▸ WHAT IS EXPECTED: Without the pictures, can you quote each line below exactly?

======== DATA SEGMENT

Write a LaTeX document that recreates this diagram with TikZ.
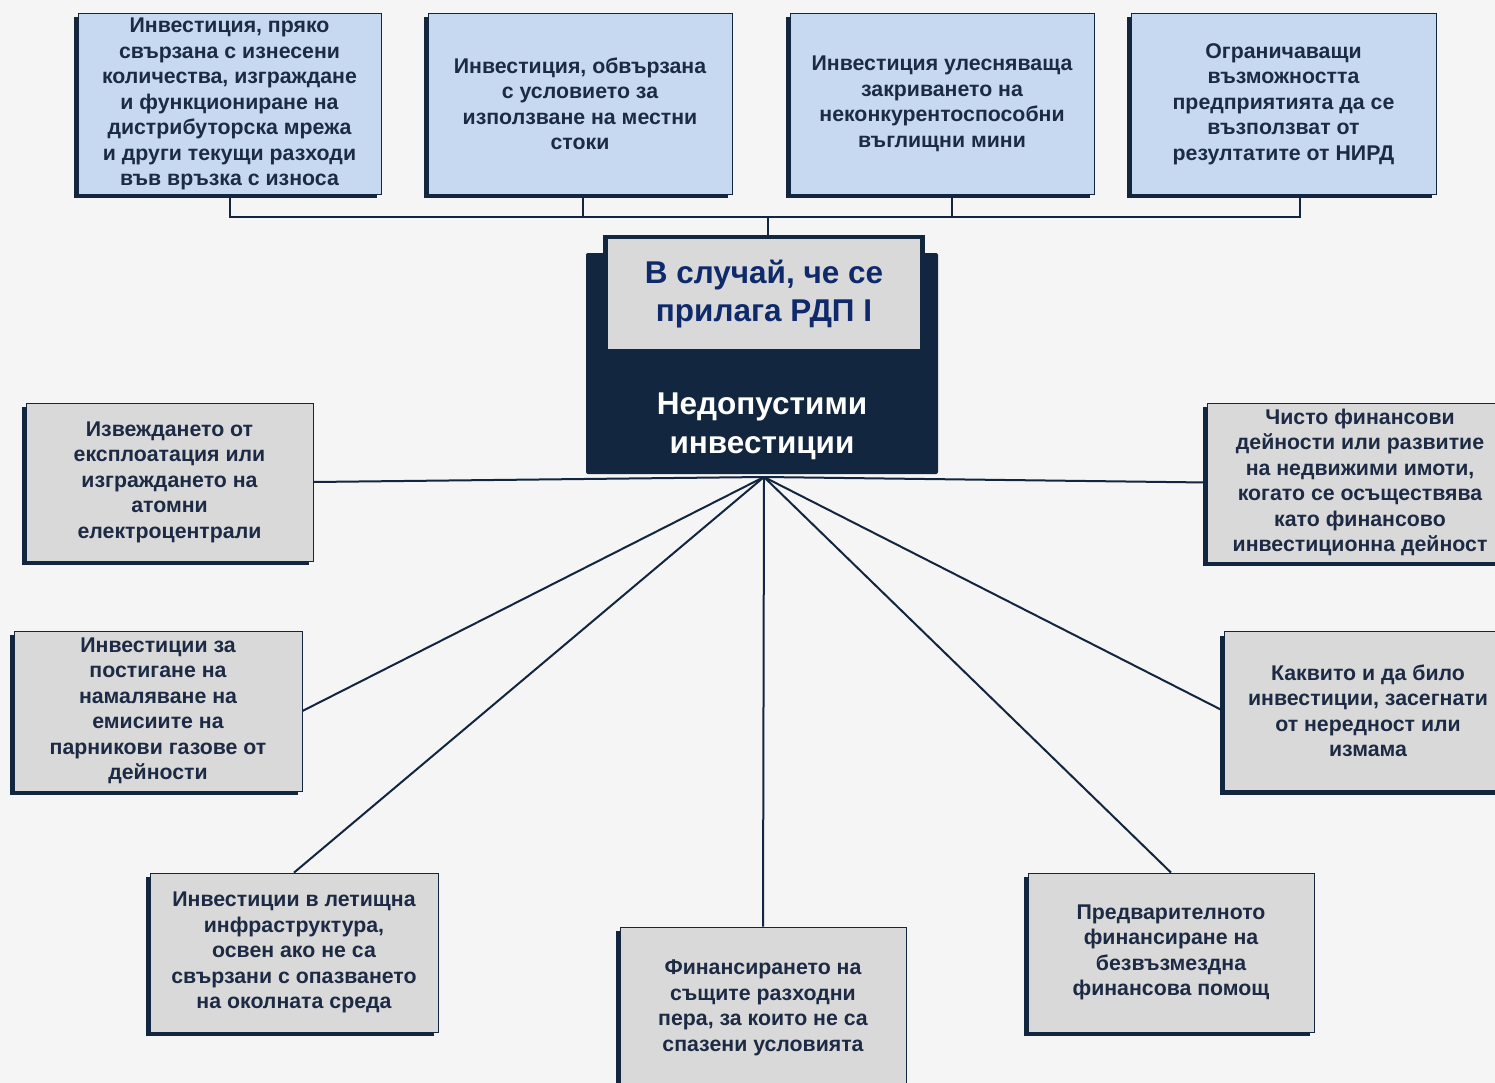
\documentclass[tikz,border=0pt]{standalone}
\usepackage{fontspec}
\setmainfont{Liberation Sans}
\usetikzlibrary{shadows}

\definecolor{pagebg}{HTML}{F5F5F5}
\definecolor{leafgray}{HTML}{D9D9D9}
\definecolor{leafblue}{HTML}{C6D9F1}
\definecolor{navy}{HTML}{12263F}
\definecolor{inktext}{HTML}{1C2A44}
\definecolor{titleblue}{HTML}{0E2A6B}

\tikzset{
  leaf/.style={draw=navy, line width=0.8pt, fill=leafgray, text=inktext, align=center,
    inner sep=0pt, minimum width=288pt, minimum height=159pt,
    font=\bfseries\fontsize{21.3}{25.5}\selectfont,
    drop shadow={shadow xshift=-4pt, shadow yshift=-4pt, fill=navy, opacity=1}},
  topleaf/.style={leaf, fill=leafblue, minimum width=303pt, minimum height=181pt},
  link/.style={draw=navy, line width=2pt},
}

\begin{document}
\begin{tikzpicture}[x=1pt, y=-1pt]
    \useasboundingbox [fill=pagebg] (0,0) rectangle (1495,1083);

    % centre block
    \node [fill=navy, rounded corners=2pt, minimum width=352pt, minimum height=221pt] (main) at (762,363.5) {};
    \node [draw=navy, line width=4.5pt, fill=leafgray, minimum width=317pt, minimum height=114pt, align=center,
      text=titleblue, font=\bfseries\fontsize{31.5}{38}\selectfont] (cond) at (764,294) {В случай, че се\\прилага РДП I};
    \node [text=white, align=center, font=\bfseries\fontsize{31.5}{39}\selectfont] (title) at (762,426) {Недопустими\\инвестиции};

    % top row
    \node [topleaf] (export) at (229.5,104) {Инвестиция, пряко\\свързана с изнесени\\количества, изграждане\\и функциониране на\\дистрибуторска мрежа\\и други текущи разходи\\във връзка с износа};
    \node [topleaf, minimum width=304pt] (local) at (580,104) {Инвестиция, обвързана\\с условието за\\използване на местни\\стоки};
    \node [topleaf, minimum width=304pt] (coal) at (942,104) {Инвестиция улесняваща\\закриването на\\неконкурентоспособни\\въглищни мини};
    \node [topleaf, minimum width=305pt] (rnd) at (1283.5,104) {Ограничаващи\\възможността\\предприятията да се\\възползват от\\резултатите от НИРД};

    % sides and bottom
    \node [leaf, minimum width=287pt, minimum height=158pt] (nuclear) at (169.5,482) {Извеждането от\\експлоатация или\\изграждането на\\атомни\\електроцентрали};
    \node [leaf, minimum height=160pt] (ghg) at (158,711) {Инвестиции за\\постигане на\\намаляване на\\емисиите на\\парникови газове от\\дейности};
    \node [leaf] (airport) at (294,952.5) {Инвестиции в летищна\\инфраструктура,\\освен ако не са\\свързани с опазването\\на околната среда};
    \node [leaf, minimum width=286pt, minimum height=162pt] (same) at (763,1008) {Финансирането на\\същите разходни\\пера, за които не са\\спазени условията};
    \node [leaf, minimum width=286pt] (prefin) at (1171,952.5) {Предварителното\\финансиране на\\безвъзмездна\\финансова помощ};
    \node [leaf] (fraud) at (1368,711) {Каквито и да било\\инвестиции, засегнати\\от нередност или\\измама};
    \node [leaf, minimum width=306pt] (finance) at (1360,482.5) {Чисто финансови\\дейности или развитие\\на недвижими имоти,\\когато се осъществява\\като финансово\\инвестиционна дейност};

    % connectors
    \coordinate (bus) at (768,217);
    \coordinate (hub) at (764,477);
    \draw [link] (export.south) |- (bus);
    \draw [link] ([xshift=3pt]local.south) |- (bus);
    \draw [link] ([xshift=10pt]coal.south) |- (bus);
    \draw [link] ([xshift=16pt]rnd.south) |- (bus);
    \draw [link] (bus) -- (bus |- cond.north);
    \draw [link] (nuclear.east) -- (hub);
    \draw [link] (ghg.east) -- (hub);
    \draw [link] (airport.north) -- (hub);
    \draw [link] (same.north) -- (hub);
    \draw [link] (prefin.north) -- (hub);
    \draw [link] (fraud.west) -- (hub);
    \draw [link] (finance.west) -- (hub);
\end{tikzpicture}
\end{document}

================

▸ WORKED SOLUTION:
Write a LaTeX document that recreates this diagram with TikZ.
\documentclass[tikz,border=0pt]{standalone}
\usepackage{fontspec}
\setmainfont{Liberation Sans}
\usetikzlibrary{shadows}

\definecolor{pagebg}{HTML}{F5F5F5}
\definecolor{leafgray}{HTML}{D9D9D9}
\definecolor{leafblue}{HTML}{C6D9F1}
\definecolor{navy}{HTML}{12263F}
\definecolor{inktext}{HTML}{1C2A44}
\definecolor{titleblue}{HTML}{0E2A6B}

\tikzset{
  leaf/.style={draw=navy, line width=0.8pt, fill=leafgray, text=inktext, align=center,
    inner sep=0pt, minimum width=288pt, minimum height=159pt,
    font=\bfseries\fontsize{21.3}{25.5}\selectfont,
    drop shadow={shadow xshift=-4pt, shadow yshift=-4pt, fill=navy, opacity=1}},
  topleaf/.style={leaf, fill=leafblue, minimum width=303pt, minimum height=181pt},
  link/.style={draw=navy, line width=2pt},
}

\begin{document}
\begin{tikzpicture}[x=1pt, y=-1pt]
    \useasboundingbox [fill=pagebg] (0,0) rectangle (1495,1083);

    % centre block
    \node [fill=navy, rounded corners=2pt, minimum width=352pt, minimum height=221pt] (main) at (762,363.5) {};
    \node [draw=navy, line width=4.5pt, fill=leafgray, minimum width=317pt, minimum height=114pt, align=center,
      text=titleblue, font=\bfseries\fontsize{31.5}{38}\selectfont] (cond) at (764,294) {В случай, че се\\прилага РДП I};
    \node [text=white, align=center, font=\bfseries\fontsize{31.5}{39}\selectfont] (title) at (762,426) {Недопустими\\инвестиции};

    % top row
    \node [topleaf] (export) at (229.5,104) {Инвестиция, пряко\\свързана с изнесени\\количества, изграждане\\и функциониране на\\дистрибуторска мрежа\\и други текущи разходи\\във връзка с износа};
    \node [topleaf, minimum width=304pt] (local) at (580,104) {Инвестиция, обвързана\\с условието за\\използване на местни\\стоки};
    \node [topleaf, minimum width=304pt] (coal) at (942,104) {Инвестиция улесняваща\\закриването на\\неконкурентоспособни\\въглищни мини};
    \node [topleaf, minimum width=305pt] (rnd) at (1283.5,104) {Ограничаващи\\възможността\\предприятията да се\\възползват от\\резултатите от НИРД};

    % sides and bottom
    \node [leaf, minimum width=287pt, minimum height=158pt] (nuclear) at (169.5,482) {Извеждането от\\експлоатация или\\изграждането на\\атомни\\електроцентрали};
    \node [leaf, minimum height=160pt] (ghg) at (158,711) {Инвестиции за\\постигане на\\намаляване на\\емисиите на\\парникови газове от\\дейности};
    \node [leaf] (airport) at (294,952.5) {Инвестиции в летищна\\инфраструктура,\\освен ако не са\\свързани с опазването\\на околната среда};
    \node [leaf, minimum width=286pt, minimum height=162pt] (same) at (763,1008) {Финансирането на\\същите разходни\\пера, за които не са\\спазени условията};
    \node [leaf, minimum width=286pt] (prefin) at (1171,952.5) {Предварителното\\финансиране на\\безвъзмездна\\финансова помощ};
    \node [leaf] (fraud) at (1368,711) {Каквито и да било\\инвестиции, засегнати\\от нередност или\\измама};
    \node [leaf, minimum width=306pt] (finance) at (1360,482.5) {Чисто финансови\\дейности или развитие\\на недвижими имоти,\\когато се осъществява\\като финансово\\инвестиционна дейност};

    % connectors
    \coordinate (bus) at (768,217);
    \coordinate (hub) at (764,477);
    \draw [link] (export.south) |- (bus);
    \draw [link] ([xshift=3pt]local.south) |- (bus);
    \draw [link] ([xshift=10pt]coal.south) |- (bus);
    \draw [link] ([xshift=16pt]rnd.south) |- (bus);
    \draw [link] (bus) -- (bus |- cond.north);
    \draw [link] (nuclear.east) -- (hub);
    \draw [link] (ghg.east) -- (hub);
    \draw [link] (airport.north) -- (hub);
    \draw [link] (same.north) -- (hub);
    \draw [link] (prefin.north) -- (hub);
    \draw [link] (fraud.west) -- (hub);
    \draw [link] (finance.west) -- (hub);
\end{tikzpicture}
\end{document}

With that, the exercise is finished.